Job - In the records below, find the line that contains "Convert this chart" and the line that contains "import * as d3 from 'd3';"; write out exactly those two lines and everything between them, without the pictures.
# Entries provided start
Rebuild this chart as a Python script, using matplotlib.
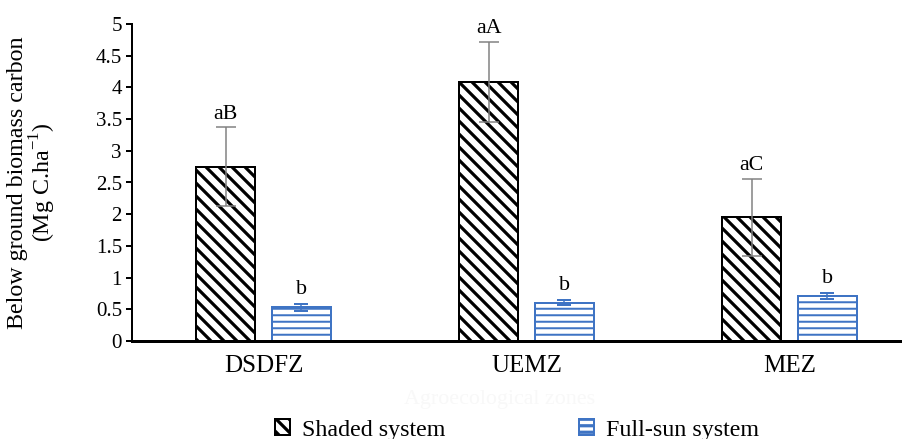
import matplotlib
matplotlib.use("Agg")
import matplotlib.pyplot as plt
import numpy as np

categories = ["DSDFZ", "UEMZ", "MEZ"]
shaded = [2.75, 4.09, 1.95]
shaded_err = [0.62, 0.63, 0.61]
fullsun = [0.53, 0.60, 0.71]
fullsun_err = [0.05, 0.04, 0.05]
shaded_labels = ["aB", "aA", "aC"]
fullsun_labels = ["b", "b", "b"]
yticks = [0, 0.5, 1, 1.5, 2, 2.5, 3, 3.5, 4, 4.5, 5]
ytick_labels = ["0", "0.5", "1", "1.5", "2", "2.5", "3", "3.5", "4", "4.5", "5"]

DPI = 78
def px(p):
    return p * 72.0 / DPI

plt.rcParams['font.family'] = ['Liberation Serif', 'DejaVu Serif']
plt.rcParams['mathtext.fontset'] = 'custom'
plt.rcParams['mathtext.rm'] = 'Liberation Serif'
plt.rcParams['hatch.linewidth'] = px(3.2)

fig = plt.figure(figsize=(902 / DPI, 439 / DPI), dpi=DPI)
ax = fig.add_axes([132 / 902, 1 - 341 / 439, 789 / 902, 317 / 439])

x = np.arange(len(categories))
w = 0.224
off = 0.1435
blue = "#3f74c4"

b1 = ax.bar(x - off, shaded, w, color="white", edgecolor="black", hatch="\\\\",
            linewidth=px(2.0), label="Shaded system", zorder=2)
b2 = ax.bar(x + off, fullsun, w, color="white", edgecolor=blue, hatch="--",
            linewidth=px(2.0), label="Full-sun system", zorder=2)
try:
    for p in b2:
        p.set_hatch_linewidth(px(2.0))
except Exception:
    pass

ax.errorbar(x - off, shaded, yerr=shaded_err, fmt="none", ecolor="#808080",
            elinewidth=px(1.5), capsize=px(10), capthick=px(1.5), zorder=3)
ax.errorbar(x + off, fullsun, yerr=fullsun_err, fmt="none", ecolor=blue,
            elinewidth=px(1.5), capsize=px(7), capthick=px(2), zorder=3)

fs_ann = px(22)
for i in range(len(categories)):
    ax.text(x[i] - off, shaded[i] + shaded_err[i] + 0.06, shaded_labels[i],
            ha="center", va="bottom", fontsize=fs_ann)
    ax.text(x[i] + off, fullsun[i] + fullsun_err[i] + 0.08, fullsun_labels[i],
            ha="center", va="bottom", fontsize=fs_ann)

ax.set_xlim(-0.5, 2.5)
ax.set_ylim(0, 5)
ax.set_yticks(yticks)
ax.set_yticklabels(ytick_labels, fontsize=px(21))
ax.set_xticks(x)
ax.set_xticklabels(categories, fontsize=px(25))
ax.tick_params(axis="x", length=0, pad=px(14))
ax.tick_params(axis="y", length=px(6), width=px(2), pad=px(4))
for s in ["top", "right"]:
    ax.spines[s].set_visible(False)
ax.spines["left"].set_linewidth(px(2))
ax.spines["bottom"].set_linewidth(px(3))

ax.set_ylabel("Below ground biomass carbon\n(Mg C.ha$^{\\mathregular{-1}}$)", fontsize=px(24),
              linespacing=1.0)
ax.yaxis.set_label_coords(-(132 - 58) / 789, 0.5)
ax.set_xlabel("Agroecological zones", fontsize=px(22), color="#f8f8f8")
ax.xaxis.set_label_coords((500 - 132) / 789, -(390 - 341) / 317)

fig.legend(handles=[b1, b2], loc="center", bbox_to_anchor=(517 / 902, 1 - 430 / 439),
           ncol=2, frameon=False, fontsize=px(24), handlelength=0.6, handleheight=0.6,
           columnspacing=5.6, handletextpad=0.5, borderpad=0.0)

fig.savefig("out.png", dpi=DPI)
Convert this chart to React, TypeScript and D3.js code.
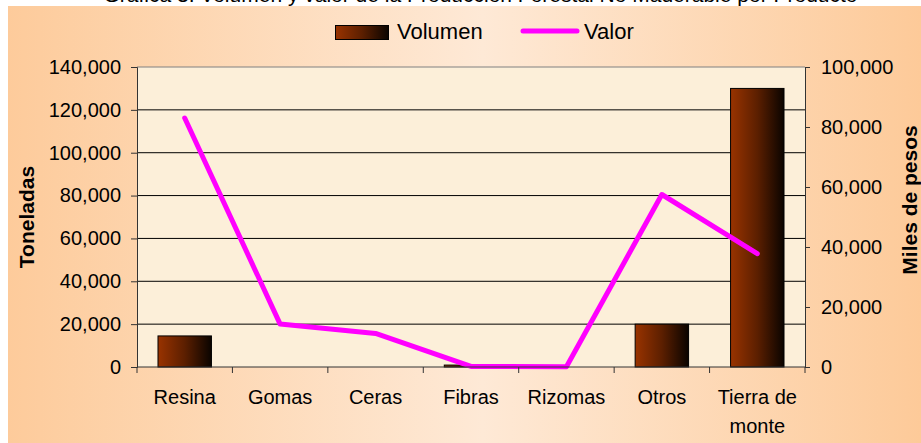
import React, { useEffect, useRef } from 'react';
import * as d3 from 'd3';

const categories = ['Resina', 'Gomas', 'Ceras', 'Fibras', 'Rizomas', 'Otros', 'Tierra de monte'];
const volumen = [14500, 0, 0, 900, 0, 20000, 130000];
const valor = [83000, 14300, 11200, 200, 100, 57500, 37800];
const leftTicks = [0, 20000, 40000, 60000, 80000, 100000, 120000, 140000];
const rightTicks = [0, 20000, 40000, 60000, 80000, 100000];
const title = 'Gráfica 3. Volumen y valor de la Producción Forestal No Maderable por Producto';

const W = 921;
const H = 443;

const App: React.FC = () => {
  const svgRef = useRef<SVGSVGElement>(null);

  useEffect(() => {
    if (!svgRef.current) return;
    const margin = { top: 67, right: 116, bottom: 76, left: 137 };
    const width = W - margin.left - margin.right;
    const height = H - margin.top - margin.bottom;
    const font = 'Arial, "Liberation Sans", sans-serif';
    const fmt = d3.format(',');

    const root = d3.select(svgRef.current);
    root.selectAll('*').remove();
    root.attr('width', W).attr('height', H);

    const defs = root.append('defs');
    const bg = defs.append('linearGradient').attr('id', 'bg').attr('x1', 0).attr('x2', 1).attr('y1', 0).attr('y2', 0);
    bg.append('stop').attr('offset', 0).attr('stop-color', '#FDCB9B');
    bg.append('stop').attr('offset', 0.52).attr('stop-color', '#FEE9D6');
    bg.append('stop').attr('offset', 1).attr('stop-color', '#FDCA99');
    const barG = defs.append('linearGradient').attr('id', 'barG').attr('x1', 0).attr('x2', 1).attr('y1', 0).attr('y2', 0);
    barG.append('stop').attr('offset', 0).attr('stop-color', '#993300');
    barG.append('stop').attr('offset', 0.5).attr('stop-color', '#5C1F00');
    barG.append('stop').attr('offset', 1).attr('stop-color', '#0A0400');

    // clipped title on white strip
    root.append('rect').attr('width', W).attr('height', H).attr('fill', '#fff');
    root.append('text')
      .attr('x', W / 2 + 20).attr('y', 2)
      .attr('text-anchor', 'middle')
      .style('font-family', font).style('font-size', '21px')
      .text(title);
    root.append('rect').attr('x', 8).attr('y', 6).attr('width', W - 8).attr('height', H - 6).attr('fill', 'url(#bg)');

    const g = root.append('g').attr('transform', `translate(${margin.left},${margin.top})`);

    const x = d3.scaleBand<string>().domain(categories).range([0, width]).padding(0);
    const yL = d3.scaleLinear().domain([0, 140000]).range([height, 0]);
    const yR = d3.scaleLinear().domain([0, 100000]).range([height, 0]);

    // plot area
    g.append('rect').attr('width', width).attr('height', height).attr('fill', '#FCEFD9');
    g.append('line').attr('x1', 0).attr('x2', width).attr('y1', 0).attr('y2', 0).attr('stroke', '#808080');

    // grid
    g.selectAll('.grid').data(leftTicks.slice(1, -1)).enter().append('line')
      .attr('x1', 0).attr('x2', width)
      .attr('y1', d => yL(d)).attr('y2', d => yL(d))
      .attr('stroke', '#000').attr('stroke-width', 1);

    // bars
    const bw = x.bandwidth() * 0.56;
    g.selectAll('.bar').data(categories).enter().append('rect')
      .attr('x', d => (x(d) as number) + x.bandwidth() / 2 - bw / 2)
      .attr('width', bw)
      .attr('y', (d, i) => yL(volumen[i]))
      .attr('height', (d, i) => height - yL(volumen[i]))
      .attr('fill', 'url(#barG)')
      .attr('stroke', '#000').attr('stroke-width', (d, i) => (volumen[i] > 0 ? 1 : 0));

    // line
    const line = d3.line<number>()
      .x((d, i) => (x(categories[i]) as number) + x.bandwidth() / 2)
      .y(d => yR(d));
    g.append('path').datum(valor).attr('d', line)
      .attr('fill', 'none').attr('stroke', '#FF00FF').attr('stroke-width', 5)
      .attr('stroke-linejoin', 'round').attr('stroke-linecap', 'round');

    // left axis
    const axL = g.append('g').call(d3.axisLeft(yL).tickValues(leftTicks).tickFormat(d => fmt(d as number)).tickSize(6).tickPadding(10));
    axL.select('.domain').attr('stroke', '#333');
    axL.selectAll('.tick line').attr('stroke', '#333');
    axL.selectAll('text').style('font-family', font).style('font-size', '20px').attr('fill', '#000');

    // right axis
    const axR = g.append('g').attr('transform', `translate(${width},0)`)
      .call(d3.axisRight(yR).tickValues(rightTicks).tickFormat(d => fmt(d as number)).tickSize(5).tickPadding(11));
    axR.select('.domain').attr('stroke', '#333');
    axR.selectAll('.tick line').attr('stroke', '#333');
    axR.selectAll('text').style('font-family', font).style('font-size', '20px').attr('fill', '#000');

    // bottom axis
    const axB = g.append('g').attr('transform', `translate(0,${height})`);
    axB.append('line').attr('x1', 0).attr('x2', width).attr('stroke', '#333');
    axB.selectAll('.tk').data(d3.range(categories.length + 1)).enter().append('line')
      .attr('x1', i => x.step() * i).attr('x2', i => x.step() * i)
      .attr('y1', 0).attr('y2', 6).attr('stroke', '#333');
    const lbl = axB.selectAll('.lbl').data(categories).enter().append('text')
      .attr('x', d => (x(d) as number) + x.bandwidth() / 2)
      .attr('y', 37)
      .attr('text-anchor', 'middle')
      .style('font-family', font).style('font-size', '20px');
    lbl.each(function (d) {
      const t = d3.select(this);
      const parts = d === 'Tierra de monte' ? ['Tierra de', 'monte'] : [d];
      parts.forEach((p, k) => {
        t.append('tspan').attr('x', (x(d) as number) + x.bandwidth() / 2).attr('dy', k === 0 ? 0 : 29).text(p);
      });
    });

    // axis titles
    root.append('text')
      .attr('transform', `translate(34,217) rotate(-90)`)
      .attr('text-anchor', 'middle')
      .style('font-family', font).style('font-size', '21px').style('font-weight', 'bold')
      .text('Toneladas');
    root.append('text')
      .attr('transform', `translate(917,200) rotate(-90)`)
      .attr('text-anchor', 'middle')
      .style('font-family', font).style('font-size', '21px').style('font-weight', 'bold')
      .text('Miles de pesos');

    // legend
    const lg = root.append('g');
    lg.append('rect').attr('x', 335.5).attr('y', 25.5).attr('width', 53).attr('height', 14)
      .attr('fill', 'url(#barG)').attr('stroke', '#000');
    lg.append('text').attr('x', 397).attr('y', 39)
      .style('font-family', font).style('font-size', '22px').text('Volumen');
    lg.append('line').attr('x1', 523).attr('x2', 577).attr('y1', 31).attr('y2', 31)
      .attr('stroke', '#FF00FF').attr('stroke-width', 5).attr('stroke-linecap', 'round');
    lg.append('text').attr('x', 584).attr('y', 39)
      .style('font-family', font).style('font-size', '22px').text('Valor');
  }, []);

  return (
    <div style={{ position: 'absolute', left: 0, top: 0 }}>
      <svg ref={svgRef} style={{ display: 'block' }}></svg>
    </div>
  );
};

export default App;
# Entries provided end
Response for this exercise -
Convert this chart to React, TypeScript and D3.js code.
import React, { useEffect, useRef } from 'react';
import * as d3 from 'd3';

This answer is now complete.